World Leaders Endorse Bush
John Kerry boasted earlier this year that he's met with a number of world leaders who are secretly rooting for him to defeat George Bush on Nov. 2.
But in an unprecedented series of announcements in recent days, most U.S. allies are lining up behind Bush - with Kerry garnering the backing of several of America's most outspoken antagonists.
Japanese Prime Minister Junichiro Koizumi said earlier this month that he wanted to see Bush "carry on" in his role of leader on the war on terror, with his chief deputy, Secretary General Tsutomu Takebe, explaining, "It would mean trouble if it is not President Bush. Mr Kerry is trying to address the North Korean problem bilaterally. That is totally out of the question."

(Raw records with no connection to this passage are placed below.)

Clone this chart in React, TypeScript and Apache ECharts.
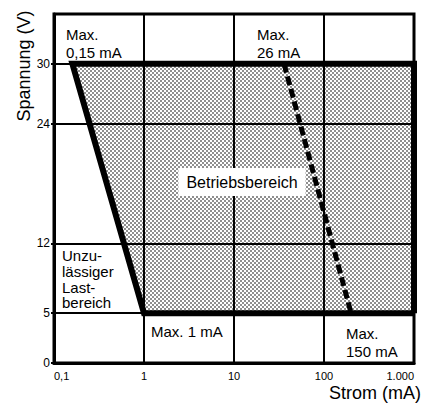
import React, { useEffect, useRef } from "react";
import * as echarts from "echarts";

// Axis ticks
const xTicks = [0.1, 1, 10, 100, 1000];
const xTickLabels = ["0,1", "1", "10", "100", "1.000"];
const yTicks = [0, 5, 12, 24, 30];
const yTickLabels = ["0", "5", "12", "24", "30"];

// Operating region (Betriebsbereich) polygon: current (mA) / voltage (V)
const regionCurrent = [0.16, 1000, 1000, 1];
const regionVoltage = [30, 30, 5, 5];

// Thick boundary outline
const boundaryCurrent = [1000, 1, 0.16, 1000, 1000];
const boundaryVoltage = [5, 5, 30, 30, 5];

// Dashed max-load line
const maxLoadCurrent = [36, 200];
const maxLoadVoltage = [30, 5];

const FONT = "'Liberation Sans', Arial, Helvetica, sans-serif";

function makePattern() {
  const svg =
    '<svg xmlns="http://www.w3.org/2000/svg" width="4" height="4">' +
    '<circle cx="1" cy="1" r="0.8" fill="#000"/>' +
    '<circle cx="3" cy="3" r="0.8" fill="#000"/>' +
    "</svg>";
  return {
    image: "data:image/svg+xml;charset=utf-8," + encodeURIComponent(svg),
    repeat: "repeat",
    imageWidth: 4,
    imageHeight: 4,
  };
}

export default function App() {
  const ref = useRef<HTMLDivElement>(null);

  useEffect(() => {
    document.body.style.margin = "0";
    if (!ref.current) return;
    const chart = echarts.init(ref.current, null, { renderer: "svg" });
    const pattern = makePattern();

    const xLabel = (v: number) => {
      for (let i = 0; i < xTicks.length; i++) {
        if (Math.abs(Math.log10(v) - Math.log10(xTicks[i])) < 0.01) return xTickLabels[i];
      }
      return "";
    };
    const yLabel = (v: number) => {
      const i = yTicks.indexOf(Math.round(v));
      return i >= 0 ? yTickLabels[i] : "";
    };

    const txt = (text: string, x: number, y: number, size: number, extra: any = {}) => ({
      type: "text",
      x,
      y,
      z: 100,
      silent: true,
      ...extra,
      style: {
        text,
        fill: "#000",
        fontFamily: FONT,
        fontSize: size,
        lineHeight: extra.lineHeight ?? Math.round(size * 1.2),
        textAlign: extra.textAlign ?? "left",
        textVerticalAlign: extra.textVerticalAlign ?? "top",
        ...(extra.style || {}),
      },
    });

    chart.setOption({
      animation: false,
      backgroundColor: "#fff",
      grid: {
        left: 54,
        right: 8,
        top: 14,
        bottom: 42,
        show: true,
        borderColor: "#000",
        borderWidth: 3,
        z: 10,
      },
      xAxis: {
        type: "log",
        logBase: 10,
        min: 0.1,
        max: 1000,
        axisLine: { show: true, lineStyle: { color: "#000", width: 3 } },
        axisTick: { show: false },
        minorTick: { show: false },
        splitLine: { show: true, lineStyle: { color: "#000", width: 2 } },
        axisLabel: {
          color: "#000",
          fontFamily: FONT,
          fontSize: 11,
          margin: 7,
          formatter: xLabel,
          showMinLabel: true,
          showMaxLabel: true,
          alignMinLabel: "left",
          alignMaxLabel: "right",
        },
      },
      yAxis: {
        type: "value",
        min: 0,
        max: 35,
        axisLine: { show: true, lineStyle: { color: "#000", width: 3 } },
        axisTick: {
          show: true,
          length: 3,
          lineStyle: { color: "#000", width: 2 },
          customValues: yTicks,
        },
        splitLine: { show: true, lineStyle: { color: "#000", width: 2 } },
        axisLabel: {
          color: "#000",
          fontFamily: FONT,
          fontSize: 12,
          margin: 4,
          customValues: yTicks,
          formatter: yLabel,
        },
      },
      series: [
        {
          type: "custom",
          coordinateSystem: "cartesian2d",
          silent: true,
          z: 1,
          encode: { x: 0, y: 1 },
          data: [[1, 10]],
          renderItem: (_params: any, api: any) => ({
            type: "polygon",
            shape: {
              points: regionCurrent.map((c, i) => api.coord([c, regionVoltage[i]])),
            },
            style: { fill: pattern, stroke: "none" },
          }),
        },
        {
          type: "line",
          silent: true,
          z: 5,
          clip: false,
          symbol: "none",
          data: boundaryCurrent.map((c, i) => [c, boundaryVoltage[i]]),
          lineStyle: { color: "#000", width: 6, join: "miter", cap: "butt" },
        },
        {
          type: "line",
          silent: true,
          z: 6,
          symbol: "none",
          data: maxLoadCurrent.map((c, i) => [c, maxLoadVoltage[i]]),
          lineStyle: { color: "#000", width: 5, type: [9, 4] },
        },
      ],
      graphic: [
        txt("Max.\n0,15 mA", 66, 25, 15, { lineHeight: 18 }),
        txt("Max.\n26 mA", 257, 25, 15, { lineHeight: 18 }),
        txt("Betriebsbereich", 242, 182, 16, {
          textAlign: "center",
          textVerticalAlign: "middle",
          style: { backgroundColor: "#fff", padding: [5, 8, 4, 8] },
        }),
        txt("Unzu-\nlässiger\nLast-\nbereich", 62, 248, 15, { lineHeight: 15.7 }),
        txt("Max. 1 mA", 151, 323, 15, { lineHeight: 17 }),
        txt("Max.\n150 mA", 346, 324, 15, { lineHeight: 18 }),
        txt("Spannung (V)", 24, 66, 18, {
          rotation: Math.PI / 2,
          textAlign: "center",
          textVerticalAlign: "middle",
        }),
        txt("Strom (mA)", 421, 393, 18, {
          textAlign: "right",
          textVerticalAlign: "middle",
        }),
      ],
    });

    return () => chart.dispose();
  }, []);

  return <div ref={ref} style={{ width: 422, height: 405 }} />;
}
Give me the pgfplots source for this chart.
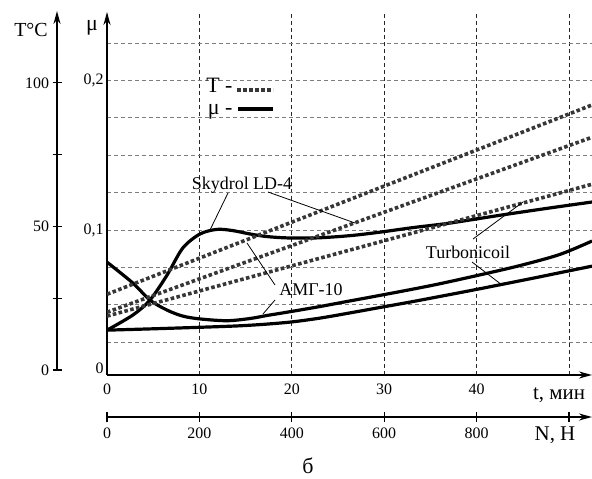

Australian Prime Minister John Howard said last week: "I certainly think George Bush has given great leadership to the world fight against terrorism. I think he's been a very strong leader in that fight." Howard added, "I hope he wins."
Russian President Vladimir Putin offered what the Moscow press called a "ringing endorsement" for Bush at a confernce in Tajikistan last week, explaining: "International terrorists have set as their goal inflicting the maximum damage to Bush, to prevent his election to a second term. If they succeed in doing that, they will celebrate a victory over America and over the entire anti-terror coalition."
Putin offered his endorsement despite his continuing opposition to the Iraq war.
Italian Prime Minister Silvio Berlusconi said on Friday, "We hope and believe that the next president will again be Bush," while campaigning for Italian local elections in southern Italy.
Prime Minister Tony Blair has issued no formal endorsement for Bush, but his government agreed on Thursday to a controversial U.S. request to transfer 850 British soldiers from southern Iraq to the Baghdad area to free American forces for new offensives against insurgents.
Meanwhile, John Kerry has won expressions of support from North Korea, Cuba and the Palestinian Authority, with the governments of Jacques Chirac and Gerhard Schroeder believed to be quietly hoping he wins.